===== DATASET EXTRACT

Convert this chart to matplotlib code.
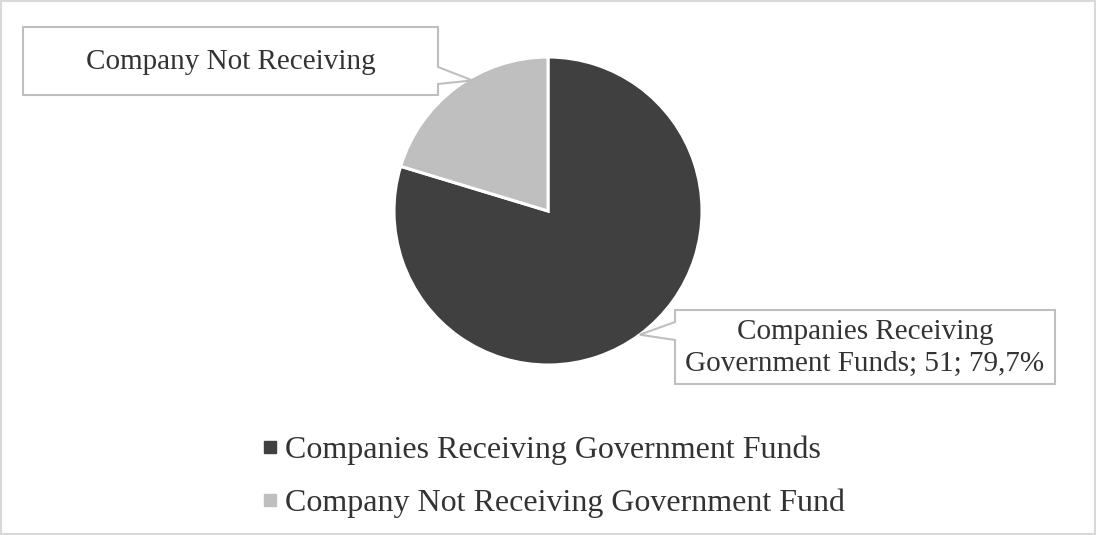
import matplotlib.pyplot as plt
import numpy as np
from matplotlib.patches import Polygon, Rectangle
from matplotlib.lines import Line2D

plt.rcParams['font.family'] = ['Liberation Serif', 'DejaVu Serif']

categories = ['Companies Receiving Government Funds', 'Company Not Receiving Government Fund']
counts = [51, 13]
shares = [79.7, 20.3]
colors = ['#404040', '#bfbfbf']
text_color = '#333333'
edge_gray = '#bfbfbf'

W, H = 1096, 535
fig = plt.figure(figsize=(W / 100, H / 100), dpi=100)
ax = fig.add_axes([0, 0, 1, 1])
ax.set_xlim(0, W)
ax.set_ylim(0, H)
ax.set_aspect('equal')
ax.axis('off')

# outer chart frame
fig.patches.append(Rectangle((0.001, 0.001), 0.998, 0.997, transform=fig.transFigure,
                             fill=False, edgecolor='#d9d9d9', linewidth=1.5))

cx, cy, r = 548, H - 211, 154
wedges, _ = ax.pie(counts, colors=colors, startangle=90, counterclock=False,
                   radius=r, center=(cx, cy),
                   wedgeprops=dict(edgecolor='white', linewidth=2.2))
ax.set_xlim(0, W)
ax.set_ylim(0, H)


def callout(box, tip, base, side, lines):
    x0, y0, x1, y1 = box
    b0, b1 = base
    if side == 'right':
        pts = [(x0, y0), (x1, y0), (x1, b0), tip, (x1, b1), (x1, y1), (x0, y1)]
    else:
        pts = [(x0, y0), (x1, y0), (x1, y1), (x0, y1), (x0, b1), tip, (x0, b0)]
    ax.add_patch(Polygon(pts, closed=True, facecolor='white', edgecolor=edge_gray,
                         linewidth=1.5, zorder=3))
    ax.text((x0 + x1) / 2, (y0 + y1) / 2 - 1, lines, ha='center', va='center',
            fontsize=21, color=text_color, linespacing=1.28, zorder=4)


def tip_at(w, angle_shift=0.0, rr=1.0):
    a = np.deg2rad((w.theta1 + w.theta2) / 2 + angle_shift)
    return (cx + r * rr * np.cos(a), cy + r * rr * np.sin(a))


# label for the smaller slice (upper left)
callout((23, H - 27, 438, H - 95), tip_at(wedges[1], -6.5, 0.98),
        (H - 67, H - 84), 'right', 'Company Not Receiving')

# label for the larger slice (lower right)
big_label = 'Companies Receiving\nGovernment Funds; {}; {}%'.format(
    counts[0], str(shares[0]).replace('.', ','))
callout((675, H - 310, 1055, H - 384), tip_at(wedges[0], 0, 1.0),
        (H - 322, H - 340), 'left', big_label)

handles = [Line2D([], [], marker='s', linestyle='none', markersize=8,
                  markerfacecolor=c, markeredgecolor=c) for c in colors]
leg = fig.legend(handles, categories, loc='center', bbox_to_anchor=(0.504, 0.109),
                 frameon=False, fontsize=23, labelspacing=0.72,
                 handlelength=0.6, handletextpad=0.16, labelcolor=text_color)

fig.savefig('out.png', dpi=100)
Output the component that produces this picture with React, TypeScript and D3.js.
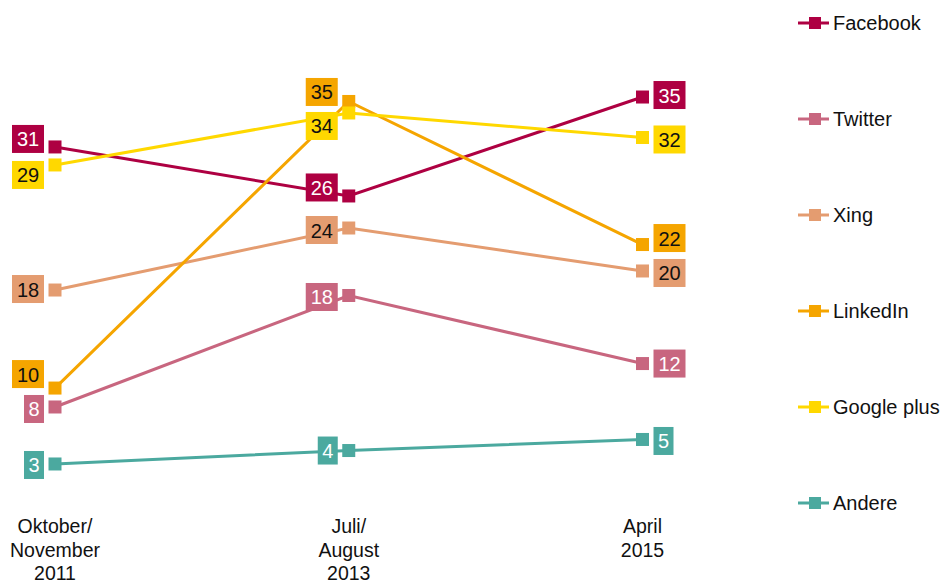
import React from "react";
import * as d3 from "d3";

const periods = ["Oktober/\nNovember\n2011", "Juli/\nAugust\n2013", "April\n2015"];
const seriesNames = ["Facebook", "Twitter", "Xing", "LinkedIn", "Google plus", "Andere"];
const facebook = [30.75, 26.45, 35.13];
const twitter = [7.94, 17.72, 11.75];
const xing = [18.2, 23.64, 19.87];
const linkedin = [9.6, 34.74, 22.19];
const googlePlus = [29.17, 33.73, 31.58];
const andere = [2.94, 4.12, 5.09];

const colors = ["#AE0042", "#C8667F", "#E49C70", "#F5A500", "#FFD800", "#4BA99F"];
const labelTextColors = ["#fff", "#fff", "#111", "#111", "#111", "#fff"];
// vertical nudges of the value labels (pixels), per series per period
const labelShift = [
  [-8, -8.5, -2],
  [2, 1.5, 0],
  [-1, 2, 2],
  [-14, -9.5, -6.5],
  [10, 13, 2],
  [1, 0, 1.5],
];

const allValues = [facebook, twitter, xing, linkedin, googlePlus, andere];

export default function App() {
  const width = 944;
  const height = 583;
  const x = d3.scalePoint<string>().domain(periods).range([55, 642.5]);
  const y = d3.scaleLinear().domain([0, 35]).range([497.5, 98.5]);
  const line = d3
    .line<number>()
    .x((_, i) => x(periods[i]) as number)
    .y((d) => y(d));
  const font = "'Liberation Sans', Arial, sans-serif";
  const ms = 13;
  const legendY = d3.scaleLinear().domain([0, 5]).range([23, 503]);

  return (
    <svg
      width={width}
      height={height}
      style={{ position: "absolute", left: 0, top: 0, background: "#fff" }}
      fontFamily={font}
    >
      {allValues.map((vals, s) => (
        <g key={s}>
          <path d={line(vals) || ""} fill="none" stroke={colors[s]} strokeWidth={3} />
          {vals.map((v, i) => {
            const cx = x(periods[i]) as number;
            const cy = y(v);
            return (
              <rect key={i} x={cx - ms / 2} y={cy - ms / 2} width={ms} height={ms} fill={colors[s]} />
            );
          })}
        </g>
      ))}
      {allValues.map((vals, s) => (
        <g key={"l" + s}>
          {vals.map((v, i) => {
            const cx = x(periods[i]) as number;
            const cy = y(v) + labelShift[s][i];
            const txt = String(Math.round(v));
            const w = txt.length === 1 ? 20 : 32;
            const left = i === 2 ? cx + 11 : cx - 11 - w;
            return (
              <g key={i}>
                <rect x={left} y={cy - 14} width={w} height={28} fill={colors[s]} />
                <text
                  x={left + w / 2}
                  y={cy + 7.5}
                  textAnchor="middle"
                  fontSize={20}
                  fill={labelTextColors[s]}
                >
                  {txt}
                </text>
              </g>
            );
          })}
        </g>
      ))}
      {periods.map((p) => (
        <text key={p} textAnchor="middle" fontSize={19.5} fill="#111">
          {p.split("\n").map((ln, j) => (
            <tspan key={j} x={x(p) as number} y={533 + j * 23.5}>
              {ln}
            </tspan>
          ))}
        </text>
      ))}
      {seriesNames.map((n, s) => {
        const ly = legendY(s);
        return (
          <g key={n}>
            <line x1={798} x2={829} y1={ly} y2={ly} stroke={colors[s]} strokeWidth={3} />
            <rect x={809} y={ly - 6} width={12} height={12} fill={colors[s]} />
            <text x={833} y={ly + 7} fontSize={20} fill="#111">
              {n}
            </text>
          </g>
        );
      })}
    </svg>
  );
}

==========

■ **TASK REQUIREMENTS**: Copy the material shown above in full and exactly. Skip the pictures.

■ **CORRECT RESULT**:
Convert this chart to matplotlib code.
import matplotlib.pyplot as plt
import numpy as np
from matplotlib.patches import Polygon, Rectangle
from matplotlib.lines import Line2D

plt.rcParams['font.family'] = ['Liberation Serif', 'DejaVu Serif']

categories = ['Companies Receiving Government Funds', 'Company Not Receiving Government Fund']
counts = [51, 13]
shares = [79.7, 20.3]
colors = ['#404040', '#bfbfbf']
text_color = '#333333'
edge_gray = '#bfbfbf'

W, H = 1096, 535
fig = plt.figure(figsize=(W / 100, H / 100), dpi=100)
ax = fig.add_axes([0, 0, 1, 1])
ax.set_xlim(0, W)
ax.set_ylim(0, H)
ax.set_aspect('equal')
ax.axis('off')

# outer chart frame
fig.patches.append(Rectangle((0.001, 0.001), 0.998, 0.997, transform=fig.transFigure,
                             fill=False, edgecolor='#d9d9d9', linewidth=1.5))

cx, cy, r = 548, H - 211, 154
wedges, _ = ax.pie(counts, colors=colors, startangle=90, counterclock=False,
                   radius=r, center=(cx, cy),
                   wedgeprops=dict(edgecolor='white', linewidth=2.2))
ax.set_xlim(0, W)
ax.set_ylim(0, H)


def callout(box, tip, base, side, lines):
    x0, y0, x1, y1 = box
    b0, b1 = base
    if side == 'right':
        pts = [(x0, y0), (x1, y0), (x1, b0), tip, (x1, b1), (x1, y1), (x0, y1)]
    else:
        pts = [(x0, y0), (x1, y0), (x1, y1), (x0, y1), (x0, b1), tip, (x0, b0)]
    ax.add_patch(Polygon(pts, closed=True, facecolor='white', edgecolor=edge_gray,
                         linewidth=1.5, zorder=3))
    ax.text((x0 + x1) / 2, (y0 + y1) / 2 - 1, lines, ha='center', va='center',
            fontsize=21, color=text_color, linespacing=1.28, zorder=4)


def tip_at(w, angle_shift=0.0, rr=1.0):
    a = np.deg2rad((w.theta1 + w.theta2) / 2 + angle_shift)
    return (cx + r * rr * np.cos(a), cy + r * rr * np.sin(a))


# label for the smaller slice (upper left)
callout((23, H - 27, 438, H - 95), tip_at(wedges[1], -6.5, 0.98),
        (H - 67, H - 84), 'right', 'Company Not Receiving')

# label for the larger slice (lower right)
big_label = 'Companies Receiving\nGovernment Funds; {}; {}%'.format(
    counts[0], str(shares[0]).replace('.', ','))
callout((675, H - 310, 1055, H - 384), tip_at(wedges[0], 0, 1.0),
        (H - 322, H - 340), 'left', big_label)

handles = [Line2D([], [], marker='s', linestyle='none', markersize=8,
                  markerfacecolor=c, markeredgecolor=c) for c in colors]
leg = fig.legend(handles, categories, loc='center', bbox_to_anchor=(0.504, 0.109),
                 frameon=False, fontsize=23, labelspacing=0.72,
                 handlelength=0.6, handletextpad=0.16, labelcolor=text_color)

fig.savefig('out.png', dpi=100)
Output the component that produces this picture with React, TypeScript and D3.js.
import React from "react";
import * as d3 from "d3";

const periods = ["Oktober/\nNovember\n2011", "Juli/\nAugust\n2013", "April\n2015"];
const seriesNames = ["Facebook", "Twitter", "Xing", "LinkedIn", "Google plus", "Andere"];
const facebook = [30.75, 26.45, 35.13];
const twitter = [7.94, 17.72, 11.75];
const xing = [18.2, 23.64, 19.87];
const linkedin = [9.6, 34.74, 22.19];
const googlePlus = [29.17, 33.73, 31.58];
const andere = [2.94, 4.12, 5.09];

const colors = ["#AE0042", "#C8667F", "#E49C70", "#F5A500", "#FFD800", "#4BA99F"];
const labelTextColors = ["#fff", "#fff", "#111", "#111", "#111", "#fff"];
// vertical nudges of the value labels (pixels), per series per period
const labelShift = [
  [-8, -8.5, -2],
  [2, 1.5, 0],
  [-1, 2, 2],
  [-14, -9.5, -6.5],
  [10, 13, 2],
  [1, 0, 1.5],
];

const allValues = [facebook, twitter, xing, linkedin, googlePlus, andere];

export default function App() {
  const width = 944;
  const height = 583;
  const x = d3.scalePoint<string>().domain(periods).range([55, 642.5]);
  const y = d3.scaleLinear().domain([0, 35]).range([497.5, 98.5]);
  const line = d3
    .line<number>()
    .x((_, i) => x(periods[i]) as number)
    .y((d) => y(d));
  const font = "'Liberation Sans', Arial, sans-serif";
  const ms = 13;
  const legendY = d3.scaleLinear().domain([0, 5]).range([23, 503]);

  return (
    <svg
      width={width}
      height={height}
      style={{ position: "absolute", left: 0, top: 0, background: "#fff" }}
      fontFamily={font}
    >
      {allValues.map((vals, s) => (
        <g key={s}>
          <path d={line(vals) || ""} fill="none" stroke={colors[s]} strokeWidth={3} />
          {vals.map((v, i) => {
            const cx = x(periods[i]) as number;
            const cy = y(v);
            return (
              <rect key={i} x={cx - ms / 2} y={cy - ms / 2} width={ms} height={ms} fill={colors[s]} />
            );
          })}
        </g>
      ))}
      {allValues.map((vals, s) => (
        <g key={"l" + s}>
          {vals.map((v, i) => {
            const cx = x(periods[i]) as number;
            const cy = y(v) + labelShift[s][i];
            const txt = String(Math.round(v));
            const w = txt.length === 1 ? 20 : 32;
            const left = i === 2 ? cx + 11 : cx - 11 - w;
            return (
              <g key={i}>
                <rect x={left} y={cy - 14} width={w} height={28} fill={colors[s]} />
                <text
                  x={left + w / 2}
                  y={cy + 7.5}
                  textAnchor="middle"
                  fontSize={20}
                  fill={labelTextColors[s]}
                >
                  {txt}
                </text>
              </g>
            );
          })}
        </g>
      ))}
      {periods.map((p) => (
        <text key={p} textAnchor="middle" fontSize={19.5} fill="#111">
          {p.split("\n").map((ln, j) => (
            <tspan key={j} x={x(p) as number} y={533 + j * 23.5}>
              {ln}
            </tspan>
          ))}
        </text>
      ))}
      {seriesNames.map((n, s) => {
        const ly = legendY(s);
        return (
          <g key={n}>
            <line x1={798} x2={829} y1={ly} y2={ly} stroke={colors[s]} strokeWidth={3} />
            <rect x={809} y={ly - 6} width={12} height={12} fill={colors[s]} />
            <text x={833} y={ly + 7} fontSize={20} fill="#111">
              {n}
            </text>
          </g>
        );
      })}
    </svg>
  );
}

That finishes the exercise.